Conservation and Accessibility
The 8B Preserve also reflects an important reality that is often overlooked in discussions about property maintenance.
Not every homeowner has the same physical abilities, financial resources, available time, or family support.
For us, the question is not simply what kind of yard we prefer. It is also what kind of yard we can realistically maintain while living with significant physical disabilities. Traditional lawns require ongoing mowing, trimming, hauling, and other repetitive physical tasks. Wildlife-friendly landscaping allows me to invest the energy I do have into creating habitat, supporting pollinators, growing food, improving soil health, and enhancing the property over time.
The result may look different from a conventional lawn, but it reflects careful planning, active stewardship, and a commitment to both environmental responsibility and accessibility.
We believe conservation should not be limited to those with unlimited resources, perfect health, large budgets, or professional landscaping services. Sustainable landscapes should be accessible to older adults, disabled individuals, caregivers, working families, and anyone who wants to contribute to local conservation efforts.
Why This Matters
The conflict surrounding properties like the 8B Preserve is part of a larger national conversation.
Conservation organizations, environmental scientists, and wildlife advocates increasingly encourage homeowners to replace portions of traditional turf grass with habitat that supports birds, bees, butterflies, and other wildlife. At the same time, many local ordinances were written decades ago with the assumption that a well-maintained property is one that consists primarily of closely mowed grass.
Those two visions are incompatible.
As a result, homeowners who are attempting to improve biodiversity, reduce chemical use, support pollinators, and create wildlife habitat may find themselves at odds with regulations that were never designed with conservation practices in mind.
That tension is not theoretical for the 8B Preserve. The property has been the subject of complaints and enforcement actions because it does not conform to traditional lawn expectations. The possibility of significant financial penalties creates a difficult situation: comply with local standards that favor turf grass, or continue developing habitat that aligns with recognized conservation principles supported by the Illinois Audubon Society and other respectable organizations.

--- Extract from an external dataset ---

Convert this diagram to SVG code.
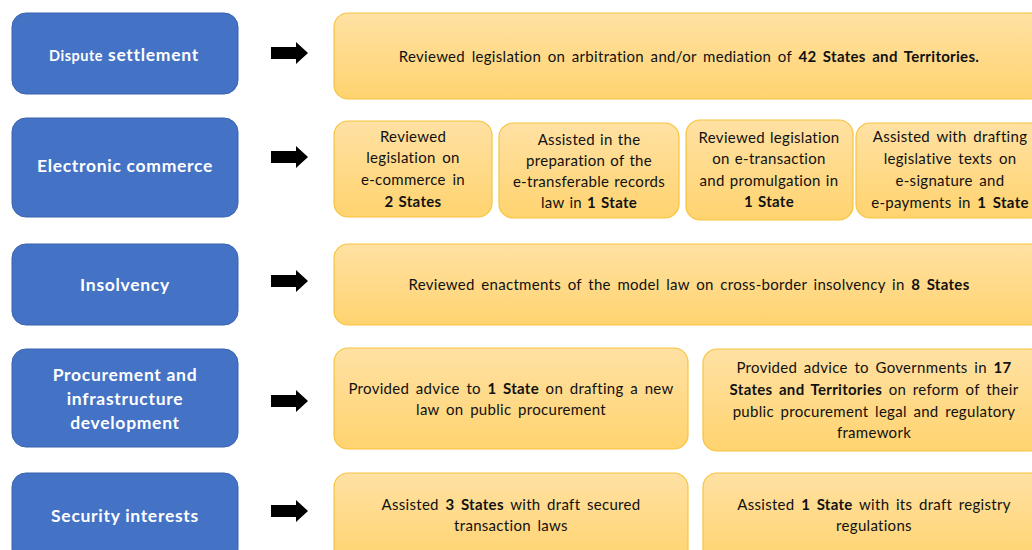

As a disabled homeowner, the issue is even more complicated. Lawn maintenance depends heavily on repetitive physical labor, while wildlife-friendly landscaping can provide environmental benefits with less fuel, chemicals, water, and physical effort. For many people, including those with disabilities, sustainable habitat design is not simply an environmental preference. It is also an accessibility issue.
The purpose of the 8B Preserve is to demonstrate that residential properties can serve wildlife, support conservation, and remain responsibly managed. My hope is that, over time, communities across Illinois and beyond will recognize that ecological stewardship and responsible property ownership can take many forms, and that a healthy landscape is not a monoculture of mowed grass.
Looking Toward the Future
The goal of the 8B Preserve is not to reject community standards. The goal is to demonstrate that ecological stewardship, accessibility, and responsible property management can coexist, even though they look different from a traditional lawn.
We believe that the future of conservation depends not only on parks, forests, and nature preserves, but also on the willingness of ordinary people to dedicate portions of their own properties to supporting the natural world.
Every flower planted for a pollinator, every bird bath provided, every chemical avoided, and every small habitat restored contributes to a healthier environment for everyone.
The 8B Preserve is our contribution to that effort, and we hope it inspires others to discover that conservation can begin right outside their own door.